Townsend calls the allegations “self-serving, disingenuous and unprofessional.” She says, “If Scott had concerns, he had an obligation to voice them at the time or even resign. He did neither. Even when he left no one had the slightest idea of any of these allegations. I knew him as a good White House colleague, and I find this shocking and disappointing.”

The bottom line is that, as Saddam told Piro, he was planning to resume his WMD program — including developing a nuclear weapon — within a year. That was when Saddam thought United Nations sanctions would be lifted, in part because he was paying off UN officials.

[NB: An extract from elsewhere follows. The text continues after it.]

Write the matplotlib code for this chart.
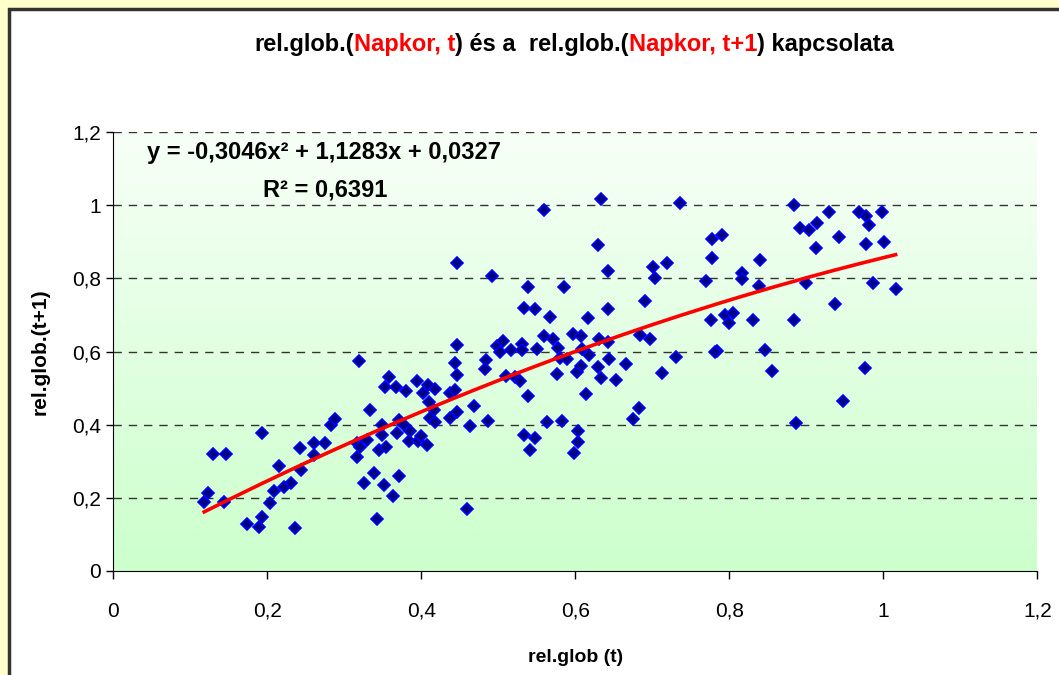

“His goal was to have the sanctions lifted,” Piro says in an account the media have largely ignored. “And they likely would have been lifted if it were not for 9/11. Even the United Nations changed after 9/11. So Saddam was on the right track. His plan to have sanctions lifted was working. But he told me he recognized that he miscalculated the long-term effects of 9/11. And he miscalculated President Bush.” (
Ronald Kessler)


God only knows why McClellan chose to smash the President behind his back in a book. If McClellan felt the information given was smoke and mirrors he should have the guts to tell the President his thoughts, argued his case and if Bush was truly heinous then quit his job. According to several witnesses in the Administration and McClellan’s immediate superiors, McClellan did not once even act squeamish about his role as the Press intermediary between the White House and the Press. That makes McClellan a two faced coward.

There is an even handed editorial out from the
Lubbock Avalanche-Journal written today about McClellan. That editorial takes a middle ground saying it is good to see free speech work in America and also questions McClellan’s credibility.